I feel like I’m invisible sometimes—well, maybe more often than sometimes. I’ve walked up to an automatic door and had it not open for me. I’ve tried to use a motion-sensitive faucet and towel dispenser in a restroom with no response whatsoever. And with people I know, I can walk past them, and they don’t notice me. Because I’m vertically challenged, I wonder if I’m just not at everybody’s normal eye level when I see them. Either way I feel invisible if not outright ignored.

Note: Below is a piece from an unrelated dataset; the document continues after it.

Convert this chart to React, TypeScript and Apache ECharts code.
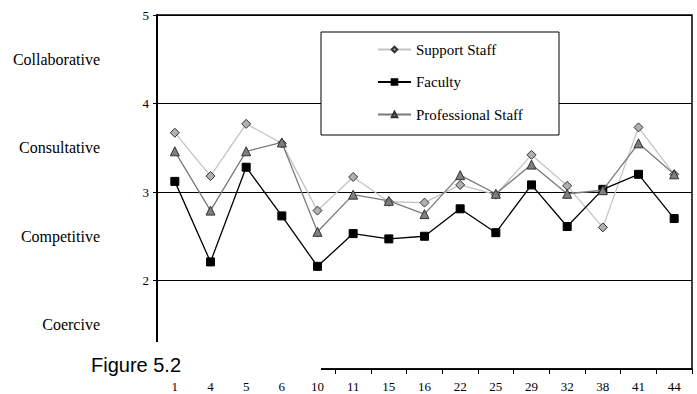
import React, { useEffect, useRef } from "react";
import * as echarts from "echarts";

const categories = ["1", "4", "5", "6", "10", "11", "15", "16", "22", "25", "29", "32", "38", "41", "44"];
const supportStaff = [3.67, 3.18, 3.77, 3.55, 2.79, 3.17, 2.89, 2.88, 3.08, 2.97, 3.42, 3.07, 2.6, 3.73, 3.2];
const faculty = [3.12, 2.21, 3.28, 2.73, 2.16, 2.53, 2.47, 2.5, 2.81, 2.54, 3.08, 2.61, 3.03, 3.2, 2.7];
const professionalStaff = [3.46, 2.79, 3.46, 3.56, 2.55, 2.97, 2.9, 2.75, 3.19, 2.98, 3.31, 2.98, 3.02, 3.55, 3.2];
const seriesNames = ["Support Staff", "Faculty", "Professional Staff"];
const styleLevels = [1.5, 2.5, 3.5, 4.5];
const styleNames = ["Coercive", "Competitive", "Consultative", "Collaborative"];
const figureTitle = "Figure 5.2";

const SERIF = "Liberation Serif, Times New Roman, serif";
const SANS = "Liberation Sans, Arial, sans-serif";

export default function App() {
  const ref = useRef<HTMLDivElement>(null);
  useEffect(() => {
    if (!ref.current) return;
    const chart = echarts.init(ref.current, undefined, { renderer: "svg" });
    chart.setOption({
      animation: false,
      backgroundColor: "#ffffff",
      grid: {
        left: 157,
        right: 5,
        top: 15,
        bottom: 25,
        show: true,
        borderColor: "#000",
        borderWidth: 1.5,
        backgroundColor: "transparent",
      },
      legend: {
        orient: "vertical",
        left: 377,
        top: 42,
        padding: 0,
        itemWidth: 33,
        itemHeight: 7,
        itemGap: 17.5,
        backgroundColor: "transparent",
        borderWidth: 0,
        textStyle: { fontFamily: SERIF, fontSize: 15, color: "#000" },
        data: seriesNames,
      },
      xAxis: {
        type: "category",
        data: categories,
        boundaryGap: true,
        axisLine: { show: true, lineStyle: { color: "#000", width: 1.5 } },
        axisTick: { show: true, alignWithLabel: false, length: 5, lineStyle: { color: "#000" } },
        axisLabel: { fontFamily: SERIF, fontSize: 13, color: "#000", margin: 11, interval: 0 },
        splitLine: { show: false },
      },
      yAxis: [
        {
          type: "value",
          min: 1,
          max: 5,
          interval: 1,
          position: "left",
          axisLine: { show: true, onZero: false, lineStyle: { color: "#000", width: 2 } },
          axisTick: { show: true, length: 4, lineStyle: { color: "#000" } },
          axisLabel: {
            fontFamily: SERIF,
            fontSize: 13,
            color: "#000",
            margin: 8,
            formatter: (v: number) => (v === 1 ? "" : String(v)),
          },
          splitLine: { show: true, lineStyle: { color: "#000", width: 1 } },
        },
        {
          type: "value",
          min: 1,
          max: 5,
          interval: 0.5,
          position: "left",
          offset: 49,
          axisLine: { show: false },
          axisTick: { show: false },
          splitLine: { show: false },
          axisLabel: {
            fontFamily: SERIF,
            fontSize: 16,
            color: "#000",
            margin: 8,
            formatter: (v: number) => {
              const i = styleLevels.indexOf(v);
              return i >= 0 ? styleNames[i] : "";
            },
          },
        },
      ],
      series: [
        {
          name: seriesNames[0],
          type: "line",
          data: supportStaff,
          symbol: "diamond",
          symbolSize: 9,
          lineStyle: { color: "#c4c4c4", width: 1.3 },
          itemStyle: { color: "#b0b0b0", borderColor: "#333", borderWidth: 1 },
          z: 2,
        },
        {
          name: seriesNames[1],
          type: "line",
          data: faculty,
          symbol: "rect",
          symbolSize: 8,
          lineStyle: { color: "#000", width: 1.3 },
          itemStyle: { color: "#000", borderColor: "#000", borderWidth: 1 },
          z: 3,
        },
        {
          name: seriesNames[2],
          type: "line",
          data: professionalStaff,
          symbol: "triangle",
          symbolSize: 9,
          lineStyle: { color: "#7a7a7a", width: 1.3 },
          itemStyle: { color: "#7f7f7f", borderColor: "#333", borderWidth: 1 },
          z: 4,
        },
      ],
      graphic: [
        {
          type: "rect",
          z: 1,
          shape: { x: 321, y: 32, width: 238, height: 103 },
          style: { fill: "#fff", stroke: "#000", lineWidth: 1 },
        },
        {
          type: "rect",
          z: 100,
          shape: { x: 0, y: 342, width: 321, height: 35 },
          style: { fill: "#fff" },
        },
        {
          type: "text",
          z: 101,
          style: {
            x: 91,
            y: 365,
            text: figureTitle,
            font: `20px ${SANS}`,
            fill: "#000",
            verticalAlign: "middle",
          },
        },
      ],
    });
    return () => chart.dispose();
  }, []);
  return (
    <div
      ref={ref}
      style={{ position: "fixed", left: 0, top: 0, width: 697, height: 394, background: "#fff" }}
    />
  );
}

A few times I’ve wanted invisibility to be my superpower, like when I fell when I got tangled up in my own feet walking down the sidewalk in a major city. Or when I drove the wrong way on a one-way street. (That only happened once and it was at night and truly confusing.)
I guess everybody has felt passed over or ignored or even tossed aside.
I remember the story of Abram in Genesis 16. God had told him and his wife, Sarai, that they would be parents although they had been barren all their marriage. Plus, Sarai was past childbearing age. And Abraham was old, too. But even though God promised them a child, they didn’t want to wait for that to happen naturally. The couple felt as though that they needed to move this process along because they weren’t getting any younger. So, they made a plan that Abram should father a child with Sarai’s young, Egyptian handmaid named Hagar. Hagar and Abram did have a son and they named him Ishmael who became the “father” of the Arab nation.
From the beginning, there was jealousy and disharmony in the family and so after Sarai’s son, Isaac, was born, Abram sent Hagar and Ishmael away to fend for themselves. Rejected and dejected, Hagar called out to God and He answered. And that’s when the woman said, “You are a God who sees me” v. 16 (El-Roi meaning “The God who sees.”)
It does give me comfort to read this account, for I’m not invisible to God. I know that. Hebrews 4:13 says “And there is no creature hidden from His sight, but all things are open and laid bare to the eyes of Him to whom we must answer.”
Now there’s a difference between feeling invisible and deliberately hiding. You know the story of the Fall. Eve ate the forbidden fruit, she gave it to her husband, Adam, and he ate. Then when they realized they had made a huge mistake, they each blamed the other and the serpent for the sin. “…the man and his wife hid themselves from the presence of the Lord God among the trees of the garden…” (Genesis 3:8) It didn’t work. God found them quickly.
The questions are: Can I hide from God? Can I be hidden from God? The answer is no on all accounts. Like Hagar who felt rejected and invisible, she recognized that when everybody else ignores her, she is still seen by the Creator of the universe.
Psalm 139 says,
“Lord, You have searched me and known me. You know when I sit down and when I get up;
You understand my thought from far away.
You scrutinize my path and my lying down,
And are acquainted with all my ways. Even before there is a word on my tongue,
Behold, Lord, You know it all.
You have encircled me behind and in front,
And placed Your hand upon me.”
So, yesterday, the paper towel dispenser didn’t ignore me completely, but I got only half a piece. That’s something.